因此,我们不再就过失的分析进行讨论了。然而还有一件事你们要注意:你们千万要记住,将我们所用以研究过失的方法拿来作一种范例。你们由这例子可以获知我们的心理学究竟有何目的。我们的目的不只是要描写心理现象并加以分类,而且也认为这些现象乃是由心灵中的不同力量互相运作而产生的结果,是为朝向目的而进行的意向表示,这不同力量互相合作或彼此抗拒。我们试图从心理现象①获致一种动态的概念(A dynamic conception),据此我们仅基于想而得到的现象,实比吾人所看得见的现象更为重要。因此我们不再更进一步研究过失了。但是仍要对这个问题加以约略的观察,而在作此观察时,我们会发现有些事实是熟悉的,有些则是新鲜的。我们仍可依据我们在研究之初所作的把过失分成三种:一、语误以及笔误、读误、误听等等;二、遗忘(如忘记名字、外国字、决定以及印象等);三、误放、误取及遗失物件等。总而言之,我们所研究过的过失,部分属于遗忘,部分属于错误的动作(例如拿错东西)。

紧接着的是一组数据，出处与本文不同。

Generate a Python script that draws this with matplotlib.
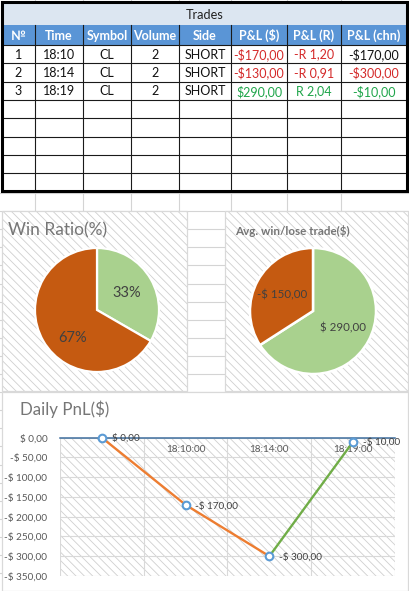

我们虽早已详细讨论过语误,但仍有必要再谈一谈。有些带感情的小错误和语误有关,而且也相当有趣。人们总不愿意承认自己说错话,所以虽然说错了,也往往听而不闻;但若别人说错了,却一定听得清清楚楚。语误是有传染性的。自己若无语误经验,则很难谈论语误,即使在极琐碎的错误背后,我们也不难发现动机,不过却无法由此明白隐藏着的心理历程的性质。例如一个人在某个音节上有些别扭,以致发长音为短音,则不论其动机为何,结果他必然更改后一字的短音为长音,造成一个新失误以补偿其已有的错误。又如有人在音节上疏忽,把双音“ew”、“oy”等误为“i”时,也可有相同的结果。他必会将后来的i改为ew或oy音,以补其过。这种行为的背后似乎有些用意,目的在于不让听者相信说话者本身对于本国语在习惯上的疏忽。其第二个补偿的扭曲错误,事实上是为了要引起听者对于第一个错误的注意,并让他明白自己也已知其错。最常见、最不重要与最简单的语误,乃是将语句凝缩或前移而发表出来。例如长句说错,必然由于最后一个要说的悠扬的字影响前一个字的发音所造成。可见说话者对于这句话微有不安之感,且不愿尽情说出、让人知道。从这些例子上,我们遇见了边缘性、两者皆具的例子(border-line case),而精神分析的语误概念与一般过失的生理概念两者之间的不同点,亦在其中会合。我们若假定在这些例子上,牵制的倾向抗拒、反对那要说出的话,那么仅能由此明白那牵制意向的存在,却不知其目的何在。它所引起的干扰,不管是由语音的影响,还是由于联想的关系,均可视为促使注意力离开所要说的话的结果。然而这个语误的成分却不在于注意力的分散,也不在于其所引起的联想倾向,反而在于牵制原来要说的话的其他意向的存在,在这个例子上却无法从其结果中发现其性质,至于在其他重要语误的例子上,则大多能够发现。
现在我要谈到笔误了。笔误与语误相同,我们不必期望会有新的观点。由此而得到关于过失的一点知识,我们也许便可以心满意足了。那些最普通的小笔误,如将后一字凝缩,尤其是将最后一字提前书写,便可知写字者不喜欢写字或缺乏耐性;而更显著的笔误结果,即可显示出其牵制的本质及意向。一般而言,我们如果在信内看见笔误,便可知写信者写信时并不平静,至于究竟为何如此我们并无法每次皆知。笔误和语误相同,往往自己不易发觉。在这方面,下面的观察十分引人兴味。有些人写信后,常有重读一次的习惯。有些人则不然。假如后者例外地重读一次所写的信,便常会看见显著的笔误,而加以更正。这一点如何解释呢?就表面上看,似乎他们也明白写信时曾有错字。我们真的能如此相信吗?